▸ **Information supplied**
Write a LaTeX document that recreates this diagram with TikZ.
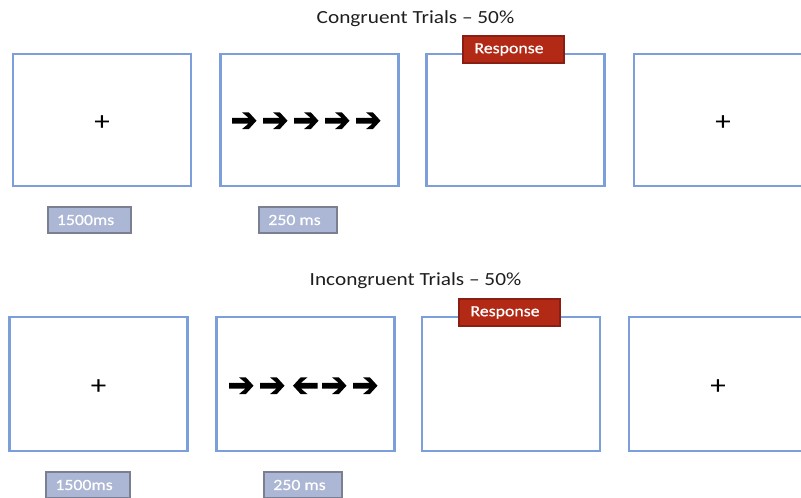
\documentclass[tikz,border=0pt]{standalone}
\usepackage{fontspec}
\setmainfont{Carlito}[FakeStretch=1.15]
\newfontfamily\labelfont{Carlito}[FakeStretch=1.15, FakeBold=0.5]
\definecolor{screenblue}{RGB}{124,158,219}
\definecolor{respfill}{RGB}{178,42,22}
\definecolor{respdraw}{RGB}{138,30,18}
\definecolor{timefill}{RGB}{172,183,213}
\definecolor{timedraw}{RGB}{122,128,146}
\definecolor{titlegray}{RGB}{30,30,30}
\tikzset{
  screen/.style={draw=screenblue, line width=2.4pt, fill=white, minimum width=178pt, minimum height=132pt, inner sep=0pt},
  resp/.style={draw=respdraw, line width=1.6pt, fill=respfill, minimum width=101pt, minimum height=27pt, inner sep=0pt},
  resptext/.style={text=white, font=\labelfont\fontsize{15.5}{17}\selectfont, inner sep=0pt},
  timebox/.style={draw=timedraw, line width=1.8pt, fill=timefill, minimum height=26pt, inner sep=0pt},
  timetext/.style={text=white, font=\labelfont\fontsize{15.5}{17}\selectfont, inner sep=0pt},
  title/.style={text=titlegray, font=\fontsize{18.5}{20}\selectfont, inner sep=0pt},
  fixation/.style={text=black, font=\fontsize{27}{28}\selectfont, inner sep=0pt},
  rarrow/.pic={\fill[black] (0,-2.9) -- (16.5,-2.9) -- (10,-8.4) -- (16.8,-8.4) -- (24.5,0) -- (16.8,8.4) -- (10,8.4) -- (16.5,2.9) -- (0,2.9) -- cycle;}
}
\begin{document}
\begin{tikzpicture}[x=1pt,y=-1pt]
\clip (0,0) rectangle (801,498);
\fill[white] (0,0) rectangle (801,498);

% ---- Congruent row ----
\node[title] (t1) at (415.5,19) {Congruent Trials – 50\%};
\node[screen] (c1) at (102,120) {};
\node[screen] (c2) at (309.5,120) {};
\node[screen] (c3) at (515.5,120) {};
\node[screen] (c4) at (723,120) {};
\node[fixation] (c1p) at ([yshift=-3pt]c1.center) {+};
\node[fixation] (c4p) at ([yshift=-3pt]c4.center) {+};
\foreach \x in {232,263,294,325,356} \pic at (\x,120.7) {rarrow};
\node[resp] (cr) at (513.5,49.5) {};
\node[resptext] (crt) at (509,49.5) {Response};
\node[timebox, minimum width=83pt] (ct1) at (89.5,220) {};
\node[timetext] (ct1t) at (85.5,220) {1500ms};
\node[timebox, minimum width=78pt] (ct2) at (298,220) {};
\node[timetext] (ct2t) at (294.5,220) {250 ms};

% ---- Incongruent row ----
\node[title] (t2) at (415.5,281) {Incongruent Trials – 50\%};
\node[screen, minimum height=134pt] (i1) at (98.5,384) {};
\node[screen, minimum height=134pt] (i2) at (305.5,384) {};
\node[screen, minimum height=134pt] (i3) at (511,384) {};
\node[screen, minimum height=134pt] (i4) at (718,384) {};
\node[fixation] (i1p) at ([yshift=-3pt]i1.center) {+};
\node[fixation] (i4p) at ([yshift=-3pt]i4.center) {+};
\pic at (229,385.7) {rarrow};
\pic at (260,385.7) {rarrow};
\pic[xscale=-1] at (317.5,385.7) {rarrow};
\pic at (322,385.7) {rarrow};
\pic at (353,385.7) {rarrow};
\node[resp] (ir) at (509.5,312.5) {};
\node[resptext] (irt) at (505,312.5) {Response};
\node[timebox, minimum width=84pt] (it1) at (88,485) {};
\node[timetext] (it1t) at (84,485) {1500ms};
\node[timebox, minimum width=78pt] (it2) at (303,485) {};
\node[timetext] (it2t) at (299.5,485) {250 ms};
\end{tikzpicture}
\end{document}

▸ **Your goal**
Write out the material above again, word for word, minus its pictures.

▸ **Output**
Write a LaTeX document that recreates this diagram with TikZ.
\documentclass[tikz,border=0pt]{standalone}
\usepackage{fontspec}
\setmainfont{Carlito}[FakeStretch=1.15]
\newfontfamily\labelfont{Carlito}[FakeStretch=1.15, FakeBold=0.5]
\definecolor{screenblue}{RGB}{124,158,219}
\definecolor{respfill}{RGB}{178,42,22}
\definecolor{respdraw}{RGB}{138,30,18}
\definecolor{timefill}{RGB}{172,183,213}
\definecolor{timedraw}{RGB}{122,128,146}
\definecolor{titlegray}{RGB}{30,30,30}
\tikzset{
  screen/.style={draw=screenblue, line width=2.4pt, fill=white, minimum width=178pt, minimum height=132pt, inner sep=0pt},
  resp/.style={draw=respdraw, line width=1.6pt, fill=respfill, minimum width=101pt, minimum height=27pt, inner sep=0pt},
  resptext/.style={text=white, font=\labelfont\fontsize{15.5}{17}\selectfont, inner sep=0pt},
  timebox/.style={draw=timedraw, line width=1.8pt, fill=timefill, minimum height=26pt, inner sep=0pt},
  timetext/.style={text=white, font=\labelfont\fontsize{15.5}{17}\selectfont, inner sep=0pt},
  title/.style={text=titlegray, font=\fontsize{18.5}{20}\selectfont, inner sep=0pt},
  fixation/.style={text=black, font=\fontsize{27}{28}\selectfont, inner sep=0pt},
  rarrow/.pic={\fill[black] (0,-2.9) -- (16.5,-2.9) -- (10,-8.4) -- (16.8,-8.4) -- (24.5,0) -- (16.8,8.4) -- (10,8.4) -- (16.5,2.9) -- (0,2.9) -- cycle;}
}
\begin{document}
\begin{tikzpicture}[x=1pt,y=-1pt]
\clip (0,0) rectangle (801,498);
\fill[white] (0,0) rectangle (801,498);

% ---- Congruent row ----
\node[title] (t1) at (415.5,19) {Congruent Trials – 50\%};
\node[screen] (c1) at (102,120) {};
\node[screen] (c2) at (309.5,120) {};
\node[screen] (c3) at (515.5,120) {};
\node[screen] (c4) at (723,120) {};
\node[fixation] (c1p) at ([yshift=-3pt]c1.center) {+};
\node[fixation] (c4p) at ([yshift=-3pt]c4.center) {+};
\foreach \x in {232,263,294,325,356} \pic at (\x,120.7) {rarrow};
\node[resp] (cr) at (513.5,49.5) {};
\node[resptext] (crt) at (509,49.5) {Response};
\node[timebox, minimum width=83pt] (ct1) at (89.5,220) {};
\node[timetext] (ct1t) at (85.5,220) {1500ms};
\node[timebox, minimum width=78pt] (ct2) at (298,220) {};
\node[timetext] (ct2t) at (294.5,220) {250 ms};

% ---- Incongruent row ----
\node[title] (t2) at (415.5,281) {Incongruent Trials – 50\%};
\node[screen, minimum height=134pt] (i1) at (98.5,384) {};
\node[screen, minimum height=134pt] (i2) at (305.5,384) {};
\node[screen, minimum height=134pt] (i3) at (511,384) {};
\node[screen, minimum height=134pt] (i4) at (718,384) {};
\node[fixation] (i1p) at ([yshift=-3pt]i1.center) {+};
\node[fixation] (i4p) at ([yshift=-3pt]i4.center) {+};
\pic at (229,385.7) {rarrow};
\pic at (260,385.7) {rarrow};
\pic[xscale=-1] at (317.5,385.7) {rarrow};
\pic at (322,385.7) {rarrow};
\pic at (353,385.7) {rarrow};
\node[resp] (ir) at (509.5,312.5) {};
\node[resptext] (irt) at (505,312.5) {Response};
\node[timebox, minimum width=84pt] (it1) at (88,485) {};
\node[timetext] (it1t) at (84,485) {1500ms};
\node[timebox, minimum width=78pt] (it2) at (303,485) {};
\node[timetext] (it2t) at (299.5,485) {250 ms};
\end{tikzpicture}
\end{document}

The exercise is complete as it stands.